Conservation restrictions are a boon to preservation, he says, because they allow large areas to be protected at little cost. Few conservation groups have the ability to raise sufficient funds to buy threatened land outright, especially at inflated Vineyard prices, but voluntary agreements with preservation-minded property owners can achieve the same results. The owners also are usually able to realize a tax benefit by the gift of a conservation restriction.
On a bitterly cold morning in early March, when the lion hadn’t even begun to consider making way for the lamb, Mr. Raleigh set out across a crunchy layer of snow toward Davis Pond, which was still three-quarters iced-over, making a convenient basking platform for a resident otter.
Equipped with rugged hiking gear and a Garmin handheld GPS, he starts each survey by walking the property’s edges and locating any boundary markers. That can be easier said than done. On Brookside, things start straightforwardly enough, following the line of old stone wall that runs down from Middle Road. The only potential obstacles are the oxen, a formidable pair, of massive girth and impressively long, pointed horns.
Fortunately, they’re docile, and distracted; one grazing, the other rubbing his thick, russet coat on an upended car wash brush, considerately placed in the paddock as an ox-sized back scratcher.
But once Mr. Raleigh climbs the far wall of the paddock, dense wetland vegetation reclaims the land, and boots sink deep into mossy bogs. When he can find his footing under a clump of red maples, he selects a monitoring point where he takes pictures and makes notes of the diverse vegetation: sweet pepperbush, swamp azalea, and the first red and yellow curved sprout of skunk cabbage pushing through the ice, powered by its own internal chemical reaction to generate heat.

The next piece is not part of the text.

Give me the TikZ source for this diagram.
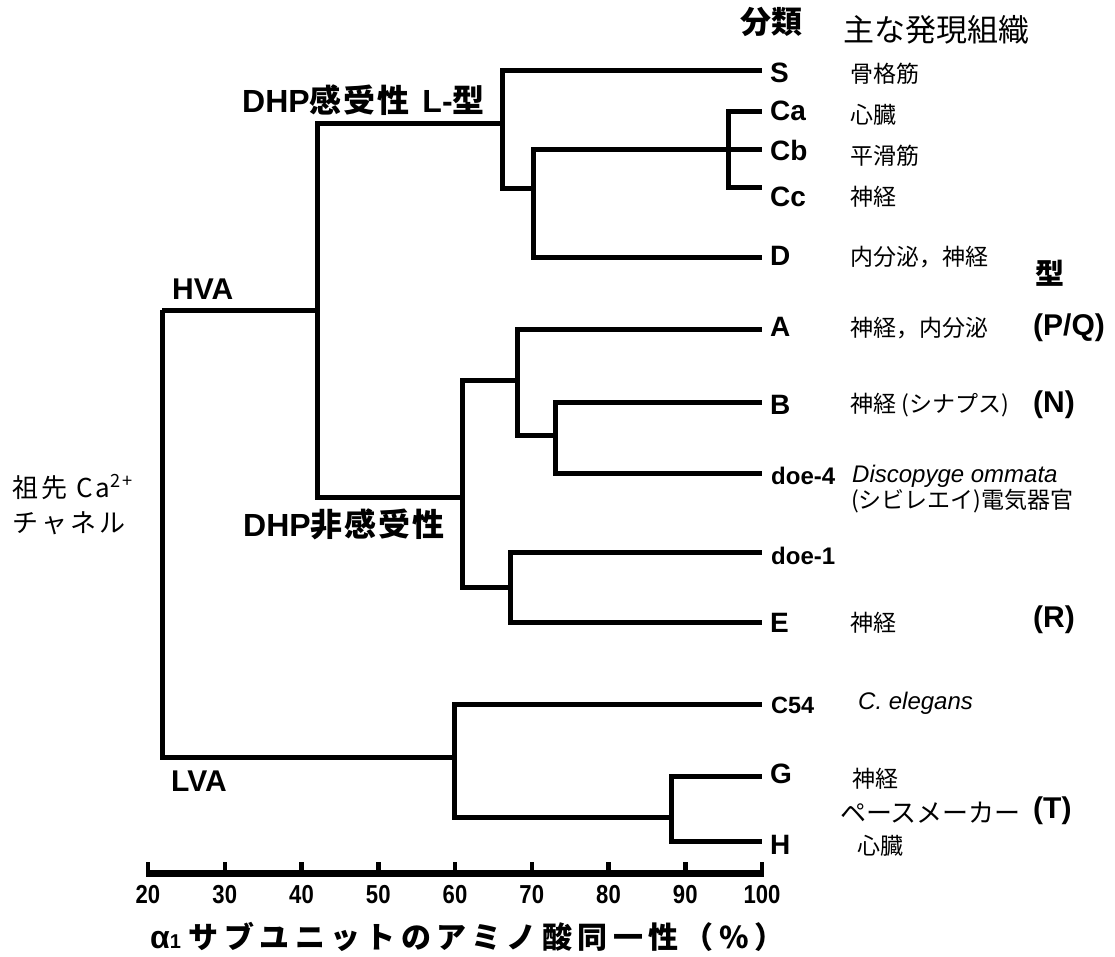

He is able to read the story of the forest by the kinds of trees he finds. A large tree with wide-spreading boughs signals that the area must have been cleared in the past, to give the lone “wolf tree” room to spread out unencumbered. “If there are no wolf trees,” he says, “that means it was probably always forest.” He explains that it can be difficult to date trees on the Island: harsh conditions mean even an unimpressively sized oak can be over 100 years old. Core samples, he says, reveal growth rings from some years that are less than a millimeter thick.
A little further along, Mr. Raleigh peers intently at a sample of excrement. “It’s a large scat,” he says. “Beetles. Berries. But no fish bones, so it’s not otter . . . Fascinating.”
Not all of VCS’s restrictions are on large, high-profile estates such as Brookside.
The Pollan family has given a restriction on a small but significant beach lot on Moshup Trail. On a warmer day in mid-March, Mr. Raleigh surveyed it in painstaking detail. VCS has worked hard to protect land along Moshup Trail. Its sea-level fens and stranded dunes, subtle topography and tiny plant communities are a habitat that is globally rare, making it “the most important unprotected habitat in New England,” according to Dr. Peter Dunwiddie, a moorland specialist with The Nature Conservancy. The area is one of the few where VCS has bought land outright to protect it, and for several years has been in a protracted legal fight with developers who want to carve roads through the fragile dunes to reach areas with disputed access. “At Moshup, we have a chance to conserve an unspoiled heathland habitat that has been almost completely eradicated globally because of road building and house development,” Mr. O’Neill says.
The Pollan lot is a small piece in the mosaic of protection. Without a conservation restriction, it could potentially have become a parking lot for beach access, but now, aside from a tiny area set aside for family use, it will remain unspoiled dunes.